DA: Had Justice Scalia been alive, Baton Rouge cop-killer might be put to death
BATON ROUGE - The district attorney learned Tuesday the U.S. Supreme Court denied a request to overturn a lower court's ruling forbidding convicted cop-killer Kevan Brumfield be put to death.
Brumfield and Henri Broadway were both convicted of the murder of Baton Rouge Police Cpl. Betty Smothers and the wounding of Kimen Lee, while Lee was making a grocery store bank deposit in 1993. Smothers was working off-duty security at the time. A third man involved in the attack, West Paul, got a 25-year sentence in a deal with prosecutors.
Years after his conviction, Brumfield and his attorney's argued he was mentally retarded and could not be put to death. After a series of hearings in various courts, Brumfield was found to be unfit. The district attorney's office was hoping the Supreme Court would overrule other courts and reinstate the death sentence.
District Attorney Hillar Moore said his office was going to review the court's denial and talk with staff and the Smothers family before making a decision on seeking a rehearing.
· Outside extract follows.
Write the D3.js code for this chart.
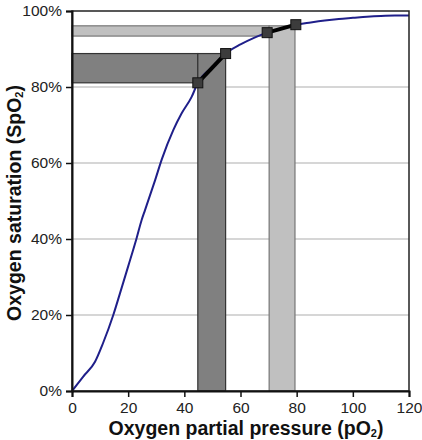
<!DOCTYPE html>
<html><head><meta charset="utf-8">
<script src="https://cdn.jsdelivr.net/npm/d3@7"></script>
<style>body{margin:0;background:#fff}svg{display:block}text{font-family:"Liberation Sans",Arial,sans-serif}</style>
</head><body>
<script>
const curveX = [0, 4, 8.2, 11, 14.7, 17, 20, 23, 24.8, 26, 29.6, 32, 36.1, 39, 42.6, 44.8, 50, 54.7, 60, 65, 69.5, 75, 79.7, 85, 90, 95, 100, 105, 110, 115, 120];
const curveY = [0, 3.8, 7.7, 12.5, 20, 25.5, 32.8, 40.2, 45, 47.6, 55.5, 61, 68.7, 73, 77.4, 81.1, 85.3, 88.8, 91.2, 93, 94.3, 95.5, 96.4, 97, 97.5, 97.9, 98.2, 98.5, 98.7, 98.8, 98.8];
const darkPts = [[44.8, 81.1], [54.7, 88.8]];
const lightPts = [[69.5, 94.3], [79.7, 96.4]];
const lightBand = {x0: 70.2, x1: 79.4, y0: 93.4, y1: 96.1};
const xTicks = [0, 20, 40, 60, 80, 100, 120];
const yTicks = [0, 20, 40, 60, 80, 100];

const W = 422, H = 440;
const m = {l: 72, r: 13, t: 11, b: 49};
const svg = d3.select("body").append("svg").attr("width", W).attr("height", H);
const x = d3.scaleLinear().domain([0, 120]).range([m.l, W - m.r]);
const y = d3.scaleLinear().domain([0, 100]).range([H - m.b, m.t]);

// gridlines
svg.append("g").selectAll("line").data(yTicks.filter(d => d > 0 && d < 100)).join("line")
  .attr("x1", x(0)).attr("x2", x(120)).attr("y1", d => y(d)).attr("y2", d => y(d))
  .attr("stroke", "#c8c8c8").attr("stroke-width", 1.5);

// dark bands
const dk = {fill: "#808080", stroke: "#333"};
svg.append("rect").attr("x", x(0)).attr("y", y(darkPts[1][1])).attr("width", x(darkPts[0][0]) - x(0)).attr("height", y(darkPts[0][1]) - y(darkPts[1][1]))
  .attr("fill", dk.fill).attr("stroke", dk.stroke).attr("stroke-width", 1.2);
svg.append("rect").attr("x", x(darkPts[0][0])).attr("y", y(darkPts[1][1])).attr("width", x(darkPts[1][0]) - x(darkPts[0][0])).attr("height", y(0) - y(darkPts[1][1]))
  .attr("fill", dk.fill).attr("stroke", dk.stroke).attr("stroke-width", 1.2);
// light bands
const lt = {fill: "#c0c0c0", stroke: "#777"};
svg.append("rect").attr("x", x(0)).attr("y", y(lightBand.y1)).attr("width", x(lightBand.x0) - x(0)).attr("height", y(lightBand.y0) - y(lightBand.y1))
  .attr("fill", lt.fill).attr("stroke", lt.stroke).attr("stroke-width", 1.2);
svg.append("rect").attr("x", x(lightBand.x0)).attr("y", y(lightBand.y1)).attr("width", x(lightBand.x1) - x(lightBand.x0)).attr("height", y(0) - y(lightBand.y1))
  .attr("fill", lt.fill).attr("stroke", lt.stroke).attr("stroke-width", 1.2);

// curve
const line = d3.line().x((d, i) => x(curveX[i])).y((d, i) => y(curveY[i])).curve(d3.curveMonotoneX);
svg.append("path").datum(curveX).attr("d", line).attr("fill", "none").attr("stroke", "#1f1f8a").attr("stroke-width", 2);

// thick segments & markers
[darkPts, lightPts].forEach(pts => {
  svg.append("path").datum(pts).attr("d", d3.line().x(d => x(d[0])).y(d => y(d[1])))
    .attr("fill", "none").attr("stroke", "#000").attr("stroke-width", 4);
  svg.append("g").selectAll("rect").data(pts).join("rect")
    .attr("x", d => x(d[0]) - 5).attr("y", d => y(d[1]) - 5).attr("width", 10).attr("height", 10)
    .attr("fill", "#3c3c3c").attr("stroke", "#111").attr("stroke-width", 1);
});

// frame
svg.append("rect").attr("x", x(0)).attr("y", y(100)).attr("width", x(120) - x(0)).attr("height", y(0) - y(100))
  .attr("fill", "none").attr("stroke", "#222").attr("stroke-width", 1.5);

// axes
const xa = svg.append("g").attr("transform", `translate(0,${y(0)})`)
  .call(d3.axisBottom(x).tickValues(xTicks).tickSize(6).tickPadding(5));
const ya = svg.append("g").attr("transform", `translate(${x(0)},0)`)
  .call(d3.axisLeft(y).tickValues(yTicks).tickSize(6).tickPadding(4).tickFormat(d => d + "%"));
[xa, ya].forEach(a => {
  a.select(".domain").attr("stroke", "#111").attr("stroke-width", 2);
  a.selectAll(".tick line").attr("stroke", "#111").attr("stroke-width", 1.5);
  a.selectAll(".tick text").attr("font-size", 15.5).attr("fill", "#222").style("font-family", '"Liberation Sans",Arial,sans-serif');
});

// titles
const xt = svg.append("text").attr("x", 246).attr("y", 435).attr("text-anchor", "middle")
  .attr("font-size", 19.5).attr("font-weight", "bold").attr("fill", "#111");
xt.append("tspan").text("Oxygen partial pressure (pO");
xt.append("tspan").text("2").attr("font-size", 11).attr("dy", 2);
xt.append("tspan").text(")").attr("dy", -2);

const yt = svg.append("text").attr("transform", `translate(21,203) rotate(-90)`).attr("text-anchor", "middle")
  .attr("font-size", 19.5).attr("font-weight", "bold").attr("fill", "#111");
yt.append("tspan").text("Oxygen saturation (SpO");
yt.append("tspan").text("2").attr("font-size", 11).attr("dy", 2);
yt.append("tspan").text(")").attr("dy", -2);
</script>
</body></html>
"Today's decision is yet another blow to the Smothers family and in my opinion our community for the loss of Cpl. Smothers. This family has suffered through 23 years of legal proceedings, including the a tedious trial, imposition of the death penalty and years of hearings, writs and appeals over alleged intellectual disability and actual imposition of the death penalty. It is more than one family and generations of this family can endure. The jury's decision to impose the death penalty to this defendant was appropriate then and is today," Moore said in a statement. "This is now the third time that the United States Supreme Court has considered the case, and this time, the case was considered on the merits of the mental retardation issue. Justice Scalia, who previously would have upheld the state's procedural bar, is unfortunately deceased, and the Supreme Court has only eight sitting justices at this time."